Backpedaling on the 1st Amendment

     As the dust finally cleared from the previous weekend’s events, The News printed an editorial (April 26) praising City Hall’s response to A22 demonstrators.  But the question lingers, why should we praise police for not attacking non-violent demonstrators?  It was not that long ago that we took the right to protest for granted.  Now it’s newsworthy if people are not gassed. 

    The News praises Mayor Masiello for “giving protestors a place to vent their anger.”  In reality, however, Masiello gave the protestors nothing.  They have a constitutional right to peaceably demonstrate.  The NCLU was preparing to go to court to force the city to recognize this right when Masiello relented and ordered the Parks Department to issue a permit for Front Park.  Front Park, with its close proximity to the Peace Bridge and its large concrete parking lot is the logical public venue for such a demonstration.  As a newspaper, The Buffalo News should not be so quick to backpedal on the First Amendment.

 Spies, Cops and Puppets

     The same editorial also praises the police for keeping the peace, pointing out that they had been meeting with organizers for months before the event.  In actuality, they weren’t meeting, per-se.  They were spying.  Protest organizers documented the presence of undercover Buffalo Police officers at their planning meetings for weeks before any official communication with the Police.  Many organizers say they would have reached out to the police sooner if it wasn’t for this “spooky” silent police presence.  Police also harassed demonstrators in the days leading up Sunday’s event as they entered and left an East Side home where they were making puppets and signs.  At one point three days before the event, police, acting without a warrant, demanded to see the puppets.  Organizers claim police promised not be in riot gear and not to carry gas or pepper spray, though they reserved the right to have these weapons close at hand.  On Sunday, this promise was broken, as Police lined up in riot gear and closed the Peace Bridge entrance before any protestors ever left Front Park.
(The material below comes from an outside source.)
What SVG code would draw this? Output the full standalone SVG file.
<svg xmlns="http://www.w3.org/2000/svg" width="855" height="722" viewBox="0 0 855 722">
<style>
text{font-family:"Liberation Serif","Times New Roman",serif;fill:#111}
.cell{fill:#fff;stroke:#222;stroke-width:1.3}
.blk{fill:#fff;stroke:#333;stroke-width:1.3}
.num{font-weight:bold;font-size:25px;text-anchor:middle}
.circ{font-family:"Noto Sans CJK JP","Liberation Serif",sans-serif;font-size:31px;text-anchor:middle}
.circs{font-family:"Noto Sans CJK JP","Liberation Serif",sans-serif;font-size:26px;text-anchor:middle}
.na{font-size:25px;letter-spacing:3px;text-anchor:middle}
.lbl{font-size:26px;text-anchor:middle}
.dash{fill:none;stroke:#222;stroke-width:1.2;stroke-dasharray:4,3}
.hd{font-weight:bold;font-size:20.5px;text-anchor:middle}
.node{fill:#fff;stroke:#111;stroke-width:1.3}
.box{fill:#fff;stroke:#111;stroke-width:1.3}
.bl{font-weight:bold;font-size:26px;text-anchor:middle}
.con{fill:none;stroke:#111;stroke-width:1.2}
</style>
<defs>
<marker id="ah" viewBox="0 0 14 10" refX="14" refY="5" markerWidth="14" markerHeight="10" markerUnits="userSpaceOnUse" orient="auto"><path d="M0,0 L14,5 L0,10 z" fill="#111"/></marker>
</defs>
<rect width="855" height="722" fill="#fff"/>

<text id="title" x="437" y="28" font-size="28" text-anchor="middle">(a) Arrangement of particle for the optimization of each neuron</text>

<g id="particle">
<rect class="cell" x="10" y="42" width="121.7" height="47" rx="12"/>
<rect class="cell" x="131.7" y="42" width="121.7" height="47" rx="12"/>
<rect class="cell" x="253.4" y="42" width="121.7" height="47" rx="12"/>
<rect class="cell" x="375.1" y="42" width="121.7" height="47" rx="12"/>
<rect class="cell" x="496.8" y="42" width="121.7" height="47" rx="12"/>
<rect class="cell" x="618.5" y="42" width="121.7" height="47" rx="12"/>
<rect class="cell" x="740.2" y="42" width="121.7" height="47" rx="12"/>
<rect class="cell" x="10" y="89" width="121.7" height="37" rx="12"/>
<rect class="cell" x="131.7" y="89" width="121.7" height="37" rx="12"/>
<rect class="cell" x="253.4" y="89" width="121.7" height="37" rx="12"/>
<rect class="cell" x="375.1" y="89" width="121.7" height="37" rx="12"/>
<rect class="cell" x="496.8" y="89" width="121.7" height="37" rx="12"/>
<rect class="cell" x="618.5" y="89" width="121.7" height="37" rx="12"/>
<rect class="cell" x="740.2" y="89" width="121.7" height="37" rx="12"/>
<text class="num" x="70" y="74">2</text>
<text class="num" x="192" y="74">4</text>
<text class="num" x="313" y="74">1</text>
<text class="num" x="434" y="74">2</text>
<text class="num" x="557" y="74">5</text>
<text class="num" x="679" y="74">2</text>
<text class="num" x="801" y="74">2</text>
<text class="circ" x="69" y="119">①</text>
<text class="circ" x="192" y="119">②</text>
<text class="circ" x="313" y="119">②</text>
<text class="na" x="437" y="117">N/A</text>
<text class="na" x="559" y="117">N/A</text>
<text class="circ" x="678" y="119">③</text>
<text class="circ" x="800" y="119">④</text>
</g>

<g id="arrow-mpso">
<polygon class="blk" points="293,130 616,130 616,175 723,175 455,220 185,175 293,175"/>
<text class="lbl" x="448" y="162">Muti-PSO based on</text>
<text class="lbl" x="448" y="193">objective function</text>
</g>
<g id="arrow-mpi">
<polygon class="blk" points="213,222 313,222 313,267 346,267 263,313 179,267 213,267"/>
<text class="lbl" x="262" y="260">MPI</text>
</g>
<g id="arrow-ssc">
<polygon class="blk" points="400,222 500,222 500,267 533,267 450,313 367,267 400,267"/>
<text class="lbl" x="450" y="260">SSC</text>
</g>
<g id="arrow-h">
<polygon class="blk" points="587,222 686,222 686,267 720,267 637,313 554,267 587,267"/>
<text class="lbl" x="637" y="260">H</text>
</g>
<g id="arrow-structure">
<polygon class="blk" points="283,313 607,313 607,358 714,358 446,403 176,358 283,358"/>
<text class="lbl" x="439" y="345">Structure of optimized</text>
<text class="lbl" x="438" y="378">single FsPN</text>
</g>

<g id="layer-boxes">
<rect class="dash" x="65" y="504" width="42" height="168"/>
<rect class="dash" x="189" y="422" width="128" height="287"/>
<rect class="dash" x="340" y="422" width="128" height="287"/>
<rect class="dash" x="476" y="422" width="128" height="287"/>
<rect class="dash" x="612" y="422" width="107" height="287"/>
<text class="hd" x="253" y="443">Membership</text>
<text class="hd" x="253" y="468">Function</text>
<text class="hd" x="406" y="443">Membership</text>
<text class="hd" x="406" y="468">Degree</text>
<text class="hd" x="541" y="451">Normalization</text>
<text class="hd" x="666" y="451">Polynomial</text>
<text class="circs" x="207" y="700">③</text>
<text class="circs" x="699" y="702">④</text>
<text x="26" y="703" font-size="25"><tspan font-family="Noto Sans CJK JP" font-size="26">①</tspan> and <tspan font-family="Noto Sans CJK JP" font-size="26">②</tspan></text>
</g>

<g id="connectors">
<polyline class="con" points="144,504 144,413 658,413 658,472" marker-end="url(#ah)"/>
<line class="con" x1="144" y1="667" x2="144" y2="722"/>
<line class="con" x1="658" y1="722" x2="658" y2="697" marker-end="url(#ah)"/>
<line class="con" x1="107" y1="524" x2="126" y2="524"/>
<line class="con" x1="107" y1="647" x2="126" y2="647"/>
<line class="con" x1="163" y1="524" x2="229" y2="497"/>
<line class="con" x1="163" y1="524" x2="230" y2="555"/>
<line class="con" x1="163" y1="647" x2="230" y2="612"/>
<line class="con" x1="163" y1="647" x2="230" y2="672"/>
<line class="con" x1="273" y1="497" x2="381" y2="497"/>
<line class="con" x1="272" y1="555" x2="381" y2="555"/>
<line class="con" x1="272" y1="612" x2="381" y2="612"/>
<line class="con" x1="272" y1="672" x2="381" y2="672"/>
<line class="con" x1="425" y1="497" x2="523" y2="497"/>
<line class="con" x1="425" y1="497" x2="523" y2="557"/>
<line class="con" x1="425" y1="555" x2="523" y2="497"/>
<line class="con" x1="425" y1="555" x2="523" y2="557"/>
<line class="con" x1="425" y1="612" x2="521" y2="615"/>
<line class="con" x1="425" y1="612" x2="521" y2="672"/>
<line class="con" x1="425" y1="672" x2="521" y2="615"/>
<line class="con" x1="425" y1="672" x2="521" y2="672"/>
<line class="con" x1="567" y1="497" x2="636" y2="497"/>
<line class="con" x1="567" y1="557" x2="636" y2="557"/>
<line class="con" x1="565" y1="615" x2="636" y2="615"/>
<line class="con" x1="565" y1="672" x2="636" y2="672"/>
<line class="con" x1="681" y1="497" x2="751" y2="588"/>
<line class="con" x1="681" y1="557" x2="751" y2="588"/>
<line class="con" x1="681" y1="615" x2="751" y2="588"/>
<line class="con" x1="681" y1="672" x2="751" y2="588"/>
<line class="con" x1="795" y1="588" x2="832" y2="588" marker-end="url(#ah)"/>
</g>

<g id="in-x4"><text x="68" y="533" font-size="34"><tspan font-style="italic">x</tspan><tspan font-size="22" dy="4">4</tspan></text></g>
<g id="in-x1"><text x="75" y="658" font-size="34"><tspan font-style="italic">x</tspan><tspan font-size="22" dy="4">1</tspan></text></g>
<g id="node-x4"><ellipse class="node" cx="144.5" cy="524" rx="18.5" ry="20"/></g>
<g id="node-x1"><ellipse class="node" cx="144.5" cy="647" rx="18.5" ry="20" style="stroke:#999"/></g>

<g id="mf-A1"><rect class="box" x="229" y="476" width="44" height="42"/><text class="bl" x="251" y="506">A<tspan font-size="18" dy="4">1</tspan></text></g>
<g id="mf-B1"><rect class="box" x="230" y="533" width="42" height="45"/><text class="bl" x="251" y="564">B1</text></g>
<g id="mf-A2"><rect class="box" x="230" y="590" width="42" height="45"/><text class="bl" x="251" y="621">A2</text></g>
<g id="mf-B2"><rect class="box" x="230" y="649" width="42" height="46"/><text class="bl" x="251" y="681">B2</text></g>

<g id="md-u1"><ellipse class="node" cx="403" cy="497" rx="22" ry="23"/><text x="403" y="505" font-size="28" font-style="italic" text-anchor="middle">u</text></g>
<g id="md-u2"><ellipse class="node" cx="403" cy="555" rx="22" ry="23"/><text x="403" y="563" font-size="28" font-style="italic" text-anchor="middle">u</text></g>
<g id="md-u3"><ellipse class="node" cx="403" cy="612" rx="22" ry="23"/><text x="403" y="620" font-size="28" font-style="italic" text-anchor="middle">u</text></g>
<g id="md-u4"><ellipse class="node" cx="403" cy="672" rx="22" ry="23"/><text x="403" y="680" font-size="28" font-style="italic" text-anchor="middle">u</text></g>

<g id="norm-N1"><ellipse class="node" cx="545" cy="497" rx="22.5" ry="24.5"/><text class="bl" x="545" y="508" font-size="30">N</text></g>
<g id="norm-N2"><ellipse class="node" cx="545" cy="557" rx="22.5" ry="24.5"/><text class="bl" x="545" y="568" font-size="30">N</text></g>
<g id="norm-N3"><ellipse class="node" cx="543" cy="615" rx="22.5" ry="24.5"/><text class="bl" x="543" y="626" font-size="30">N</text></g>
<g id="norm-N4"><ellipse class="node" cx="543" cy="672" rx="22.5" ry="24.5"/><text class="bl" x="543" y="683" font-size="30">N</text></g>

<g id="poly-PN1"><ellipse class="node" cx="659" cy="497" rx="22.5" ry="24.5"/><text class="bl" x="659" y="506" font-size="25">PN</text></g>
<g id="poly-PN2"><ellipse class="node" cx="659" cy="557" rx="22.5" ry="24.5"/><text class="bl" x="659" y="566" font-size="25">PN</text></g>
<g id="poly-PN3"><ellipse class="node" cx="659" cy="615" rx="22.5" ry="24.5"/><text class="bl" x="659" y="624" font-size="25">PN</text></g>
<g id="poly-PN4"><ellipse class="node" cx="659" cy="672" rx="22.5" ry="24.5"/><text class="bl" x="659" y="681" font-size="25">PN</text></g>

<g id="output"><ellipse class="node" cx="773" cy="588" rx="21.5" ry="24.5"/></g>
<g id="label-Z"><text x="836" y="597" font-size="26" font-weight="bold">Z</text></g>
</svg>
     I agree with The News, however, that the police still deserve praise.  Not one of the 150 officers on duty made an offensive or threatening move toward demonstrators despite the occasional taunt.  The threat made by this unnecessary show of force, however, should be taken into consideration before doling out unconditional praise.  The News also should have praised the demonstrators, who kept their end of the bargain even after seeing the heavily armed riot police.  Their weeks of nonviolence training paid off and they too should be commended.  We faced a bad situation on Sunday, and the people of Buffalo, police and demonstrators alike, all deserve praise.

 Kudos to WKBW

   On Friday April 20th, local TV news coverage also changed tenor.  Gone were the horrific images of riots that tainted every mention of upcoming local protests.  Instead, all three channels replaced those images with the voices of local activists explaining why they were protesting.  WKBW (ch. 7) led the pack Friday with reporter Melanie Pritchard’s excellent piece which both stressed the peaceful nature of the local protests and explained who was protesting and why. 
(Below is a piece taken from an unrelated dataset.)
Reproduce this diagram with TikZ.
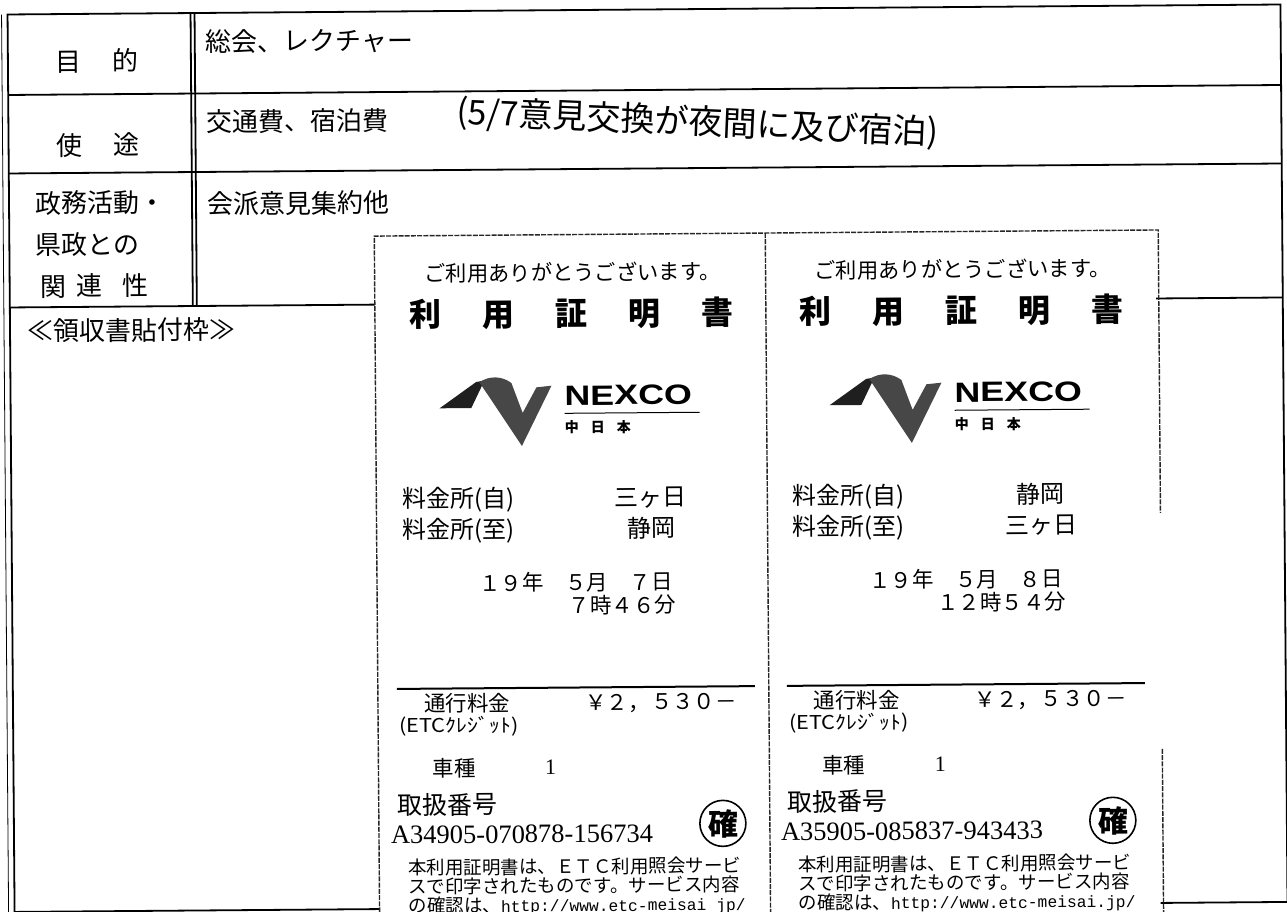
\documentclass[tikz,border=0pt]{standalone}
\usepackage{fontspec}
\newfontfamily\jp{Noto Sans CJK JP}
\newfontfamily\lser{Liberation Serif}
\newfontfamily\lmono{Liberation Mono}
\newfontfamily\lsans{Liberation Sans}
\newcommand\myfs[1]{\fontsize{#1}{#1}\selectfont}
\tikzset{
  tline/.style={line width=1.8pt, black},
  perf/.style={line width=1.4pt, dash pattern=on 5pt off 1.2pt, black!85},
  txt/.style={inner sep=0pt, outer sep=0pt, transform shape},
}
\newcommand\receipt[8]{%
\begin{scope}[xshift=#1]
  \fill[white] (376,234) rectangle (767,960);
  \node[txt,anchor=base,font=\jp\myfs{21.3}] (#2thanks) at (574,280) {ご利用ありがとうございます。};
  \node[txt,anchor=base,font=\jp\bfseries\myfs{32}] (#2title) at (573,325) {利\hspace{41pt}用\hspace{41pt}証\hspace{41pt}明\hspace{41pt}書};
  % logo
  \fill[black!88] (440,406.7) -- (476.7,380.7) -- (485,379.3) -- (471.7,406.7) -- cycle;
  \fill[black!72] (480,381) .. controls (490,374) and (503,375) .. (512,382) -- (523,412) -- (537,386.5) -- (552,385) -- (522,445) -- cycle;
  \node[txt,anchor=west] (#2nexco) at (565,395) {\scalebox{1.28}[1]{\lsans\bfseries\myfs{28}NEXCO}};
  \draw[line width=1pt] (565,412.7) -- (700,412.7);
  \node[txt,anchor=base west,font=\jp\bfseries\myfs{14}] (#2chu) at (565,432) {中\hspace{12pt}日\hspace{12pt}本};
  % toll gates
  \node[txt,anchor=base west,font=\jp\myfs{24}] (#2fromlab) at (402,506) {料金所(自)};
  \node[txt,anchor=base,font=\jp\myfs{24}] (#2from) at (650,506) {#3};
  \node[txt,anchor=base west,font=\jp\myfs{24}] (#2tolab) at (402,537) {料金所(至)};
  \node[txt,anchor=base,font=\jp\myfs{24}] (#2to) at (651,537) {#4};
  \node[txt,anchor=base west,font=\jp\myfs{21.5}] (#2date) at (478,590) {１９年　５月　#5日};
  \node[txt,anchor=base east,font=\jp\myfs{21.5}] (#2time) at (675,613) {#6};
  % fee
  \draw[line width=2pt] (395,687) -- (753,687);
  \node[txt,anchor=base west,font=\jp\myfs{21.5}] (#2feelab) at (422,710) {通行料金};
  \node[txt,anchor=base west,font=\jp\myfs{21.5}] (#2yen) at (583,710) {￥２，};
  \node[txt,anchor=base east,font=\jp\myfs{21.5}] (#2fee) at (735,710) {５３０－};
  \node[txt,anchor=base west] (#2etc) at (397,731) {\scalebox{1.15}[1]{\jp\myfs{19}(ETCｸﾚｼﾞｯﾄ)}};
  \node[txt,anchor=base west,font=\jp\myfs{21.5}] (#2kindlab) at (430,775) {車種};
  \node[txt,anchor=base,font=\lser\myfs{22}] (#2kind) at (548,774) {1};
  \node[txt,anchor=base west,font=\jp\myfs{25}] (#2idlab) at (395,812.5) {取扱番号};
  \node[txt,anchor=base west,font=\lser\myfs{26.5}] (#2id) at (388,842) {#7};
  \node[circle,draw,line width=1.6pt,minimum size=46pt,inner sep=0pt,transform shape] (#2stamp) at (720,824) {};
  \node[txt,font=\jp\bfseries\myfs{30}] (#2kaku) at (721,825) {確};
  \node[txt,anchor=base west,font=\jp\myfs{18.5}] (#2foot1) at (405,873) {本利用証明書は、ＥＴＣ利用照会サービ};
  \node[txt,anchor=base west,font=\jp\myfs{18.5}] (#2foot2) at (405,892) {スで印字されたものです。サービス内容};
  \node[txt,anchor=base west,font=\jp\myfs{18.5}] (#2foot3) at (405,911) {の確認は、{\lmono\myfs{16.3}#8}};
\end{scope}}

\begin{document}
\begin{tikzpicture}[x=1pt,y=-1pt]
\useasboundingbox (0,0) rectangle (1287,912);
\fill[white] (0,0) rectangle (1287,912);
\clip (0,0) rectangle (1287,912);
\begin{scope}[rotate around={0.45:(643,456)}]
  % table frame
  \draw[line width=0.8pt] (5,9.5) -- (5,907);
  \draw[tline] (11,9.5) -- (1284,9.5) -- (1284,907) -- (11,907) -- cycle;
  \draw[tline] (11,90) -- (1284,90);
  \draw[tline] (11,168.5) -- (1284,168.5);
  \draw[tline] (11,302.5) -- (1284,302.5);
  \draw[tline] (194,9.5) -- (194,302.5);
  \draw[tline] (198,9.5) -- (198,302.5);
  % labels
  \node[txt,anchor=base,font=\jp\myfs{26}] (lpurpose) at (100,66.6) {目\hspace{31pt}的};
  \node[txt,anchor=base,font=\jp\myfs{26}] (luse) at (100,150.6) {使\hspace{31pt}途};
  \node[txt,anchor=base west,font=\jp\myfs{26}] (lrel1) at (37,208.4) {政務活動・};
  \node[txt,anchor=base west,font=\jp\myfs{26}] (lrel2) at (37,250) {県政との};
  \node[txt,anchor=base west,font=\jp\myfs{26}] (lrel3) at (42,291.4) {関\hspace{10pt}連\hspace{20pt}性};
  \node[txt,anchor=base west,font=\jp\myfs{26}] (lreceipt) at (28,336) {≪領収書貼付枠≫};
  % contents
  \node[txt,anchor=base west,font=\jp\myfs{26}] (cpurpose) at (209,48) {総会、レクチャー};
  \node[txt,anchor=base west,font=\jp\myfs{26}] (cuse) at (209,128) {交通費、宿泊費};
  \node[txt,anchor=base west,font=\jp\myfs{26}] (crel) at (209,210.4) {会派意見集約他};
  \node[txt,font=\jp\myfs{34},rotate=-2.9] (hand) at (700,123.5) {(5/7意見交換が夜間に及び宿泊)};
  % receipts
  \receipt{0}{L}{三ヶ日}{静岡}{７}{７時４６分}{A34905-070878-156734}{http://www.etc-meisai jp/}
  \receipt{390}{R}{静岡}{三ヶ日}{８}{１２時５４分}{A35905-085837-943433}{http://www.etc-meisai.jp/}
  \draw[perf] (376,960) -- (376,234) -- (1160,234) -- (1160,517);
  \draw[perf] (1160,753) -- (1160,960);
  \draw[perf] (767,234) -- (767,960);
\end{scope}
\end{tikzpicture}
\end{document}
     WIVB (ch. 4) covered the day’s protests as tactical events without much context, but still gave a voice to the demonstrators.  WGRZ’s (ch. 2) Scott Levin, however, started his report with a load of horse dung by saying, “Protestors also promised to cause a commotion right here in Buffalo starting today.”   I challenge Levin to come up with footage of a Buffalo Activist Network Spoke promising “commotion.” Ron Plants, covering a City Hall rally that day, seemed afraid of demonstrators, instead opting to interview passers-by who knew nothing about the demonstration or the issues.  When a local communication professor asked him why he insisted on interviewing a man who insisted he didn’t know what was going on, Plants became aggressive, practicing “attack journalism” by following and pestering the woman until she screamed “aaggghh” at his camera man.  Her expression of frustration with Plants was stolen out of context and transformed into a soundbite for the 11PM news.   Plants’ coverage improved after the incident, however, as he interviewed other demonstrators as well.  He wound down his report, however, proclaiming, demonstrators “achieved their aim of getting media coverage,” tacitly acknowledging the blackout his station had on the FTAA issues during the weeks leading up to the demonstrations.  Plants closed his report calling the demonstrators “well behaved.”  That’s more than I can say for Plants.

 More Kudos to WKBW

     WKBW continued their excellent (ch. 7) reporting on Saturday, aided by a resourceful cameraman who went to Pilgrim St. Luke’s Church to film a nonviolence training session and interview out-of-town activists on the eve of the demonstration.  The Channel 7 team produced an excellent in depth report giving background and context to the demonstration and the demonstrators while adding a human face to the previously vilified out-of-towners.  Way to go.  WIVB’s (ch. 4) Lani Le also produced an excellent piece on Saturday, allowing protestors at the day’s events time to make their points.  Le and Pritchard both ended their reports by stressing that they expected Sunday’s events to be peaceful. 

     TV coverage remained good when the 22nd finally arrived, though anchors at channels 4 and 7 both credited or blamed protestors for closing the Peace Bridge.  In actuality, police closed the bridge, with demonstrators practicing nonviolent civil disobedience by attempting to open it, a point made clear later in the WKBW broadcast by Melanie Pritchard, who again led the pack with superb play-by-play reporting of the day’s events.

 Snipers Aim at a Blurry Message

     Channel 2 invented a police “sniper,” that to the best of my knowledge didn’t exist.  Their reporting focused on the Buffalo demonstrations as a tactical event devoid of context.  They were the only news team, however, to cover the sister demonstration in Fort Erie organized by the Canadian Auto Workers Union.  Anchor Mike Corbin reported that the Canadians’ message was “more focused” than their Buffalo counterparts, ignoring the union leaders, clergy, academics, environmentalists and human rights activists who spoke at the Buffalo event, a group which ironically also included the organizer of the Canadian event.

     Generally in the final days leading up to the 22nd , Buffalo’s media came through with good solid reporting.  Too bad the damage and fear from their previous sensationalistic reports still permeated the air, frightening many Buffalonians from participating in the weekend’s events.  Let’s all hope as a community that we see more of the media’s good side and less of their bad side in the future.  I’d like nothing better than to not have to write this column.